### GOAL
Restate the listing that follows word for word, without its pictures.

### DATA EXCERPT
## begin
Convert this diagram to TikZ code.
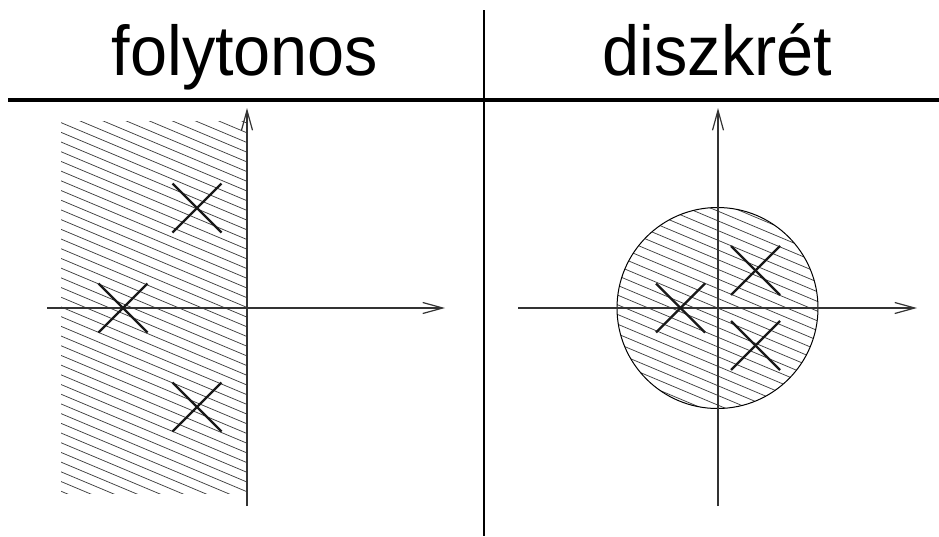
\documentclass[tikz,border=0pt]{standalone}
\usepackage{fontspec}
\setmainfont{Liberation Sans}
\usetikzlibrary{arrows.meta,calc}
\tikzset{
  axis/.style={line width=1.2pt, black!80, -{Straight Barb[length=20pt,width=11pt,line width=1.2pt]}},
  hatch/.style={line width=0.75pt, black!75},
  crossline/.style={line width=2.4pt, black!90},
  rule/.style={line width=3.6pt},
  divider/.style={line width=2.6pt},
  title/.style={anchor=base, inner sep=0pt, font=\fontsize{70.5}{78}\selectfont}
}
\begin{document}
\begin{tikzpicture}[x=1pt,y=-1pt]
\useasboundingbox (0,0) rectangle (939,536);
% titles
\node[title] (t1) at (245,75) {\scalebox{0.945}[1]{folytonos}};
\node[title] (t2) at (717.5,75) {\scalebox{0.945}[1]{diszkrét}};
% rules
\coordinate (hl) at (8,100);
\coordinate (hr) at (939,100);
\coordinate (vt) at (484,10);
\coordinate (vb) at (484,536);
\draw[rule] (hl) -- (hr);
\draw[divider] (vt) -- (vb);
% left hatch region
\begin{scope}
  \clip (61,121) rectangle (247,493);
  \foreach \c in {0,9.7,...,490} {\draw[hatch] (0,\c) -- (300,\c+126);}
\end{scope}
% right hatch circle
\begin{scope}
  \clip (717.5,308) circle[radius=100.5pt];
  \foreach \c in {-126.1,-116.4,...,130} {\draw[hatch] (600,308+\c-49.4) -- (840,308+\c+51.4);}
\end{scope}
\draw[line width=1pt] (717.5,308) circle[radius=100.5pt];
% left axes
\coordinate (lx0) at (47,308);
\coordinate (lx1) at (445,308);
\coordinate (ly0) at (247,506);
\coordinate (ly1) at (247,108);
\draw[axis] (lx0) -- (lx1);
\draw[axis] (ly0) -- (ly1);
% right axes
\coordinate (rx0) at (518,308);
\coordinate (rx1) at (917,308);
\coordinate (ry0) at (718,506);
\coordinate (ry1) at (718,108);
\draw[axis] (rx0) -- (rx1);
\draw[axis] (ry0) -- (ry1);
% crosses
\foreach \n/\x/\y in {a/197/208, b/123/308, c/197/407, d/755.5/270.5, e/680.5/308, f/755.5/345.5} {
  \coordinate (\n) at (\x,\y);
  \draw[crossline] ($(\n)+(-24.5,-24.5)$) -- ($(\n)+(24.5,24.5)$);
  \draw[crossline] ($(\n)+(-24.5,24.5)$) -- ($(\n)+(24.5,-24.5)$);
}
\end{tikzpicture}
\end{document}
## end
### ANSWER TO THIS EXERCISE
Convert this diagram to TikZ code.
\documentclass[tikz,border=0pt]{standalone}
\usepackage{fontspec}
\setmainfont{Liberation Sans}
\usetikzlibrary{arrows.meta,calc}
\tikzset{
  axis/.style={line width=1.2pt, black!80, -{Straight Barb[length=20pt,width=11pt,line width=1.2pt]}},
  hatch/.style={line width=0.75pt, black!75},
  crossline/.style={line width=2.4pt, black!90},
  rule/.style={line width=3.6pt},
  divider/.style={line width=2.6pt},
  title/.style={anchor=base, inner sep=0pt, font=\fontsize{70.5}{78}\selectfont}
}
\begin{document}
\begin{tikzpicture}[x=1pt,y=-1pt]
\useasboundingbox (0,0) rectangle (939,536);
% titles
\node[title] (t1) at (245,75) {\scalebox{0.945}[1]{folytonos}};
\node[title] (t2) at (717.5,75) {\scalebox{0.945}[1]{diszkrét}};
% rules
\coordinate (hl) at (8,100);
\coordinate (hr) at (939,100);
\coordinate (vt) at (484,10);
\coordinate (vb) at (484,536);
\draw[rule] (hl) -- (hr);
\draw[divider] (vt) -- (vb);
% left hatch region
\begin{scope}
  \clip (61,121) rectangle (247,493);
  \foreach \c in {0,9.7,...,490} {\draw[hatch] (0,\c) -- (300,\c+126);}
\end{scope}
% right hatch circle
\begin{scope}
  \clip (717.5,308) circle[radius=100.5pt];
  \foreach \c in {-126.1,-116.4,...,130} {\draw[hatch] (600,308+\c-49.4) -- (840,308+\c+51.4);}
\end{scope}
\draw[line width=1pt] (717.5,308) circle[radius=100.5pt];
% left axes
\coordinate (lx0) at (47,308);
\coordinate (lx1) at (445,308);
\coordinate (ly0) at (247,506);
\coordinate (ly1) at (247,108);
\draw[axis] (lx0) -- (lx1);
\draw[axis] (ly0) -- (ly1);
% right axes
\coordinate (rx0) at (518,308);
\coordinate (rx1) at (917,308);
\coordinate (ry0) at (718,506);
\coordinate (ry1) at (718,108);
\draw[axis] (rx0) -- (rx1);
\draw[axis] (ry0) -- (ry1);
% crosses
\foreach \n/\x/\y in {a/197/208, b/123/308, c/197/407, d/755.5/270.5, e/680.5/308, f/755.5/345.5} {
  \coordinate (\n) at (\x,\y);
  \draw[crossline] ($(\n)+(-24.5,-24.5)$) -- ($(\n)+(24.5,24.5)$);
  \draw[crossline] ($(\n)+(-24.5,24.5)$) -- ($(\n)+(24.5,-24.5)$);
}
\end{tikzpicture}
\end{document}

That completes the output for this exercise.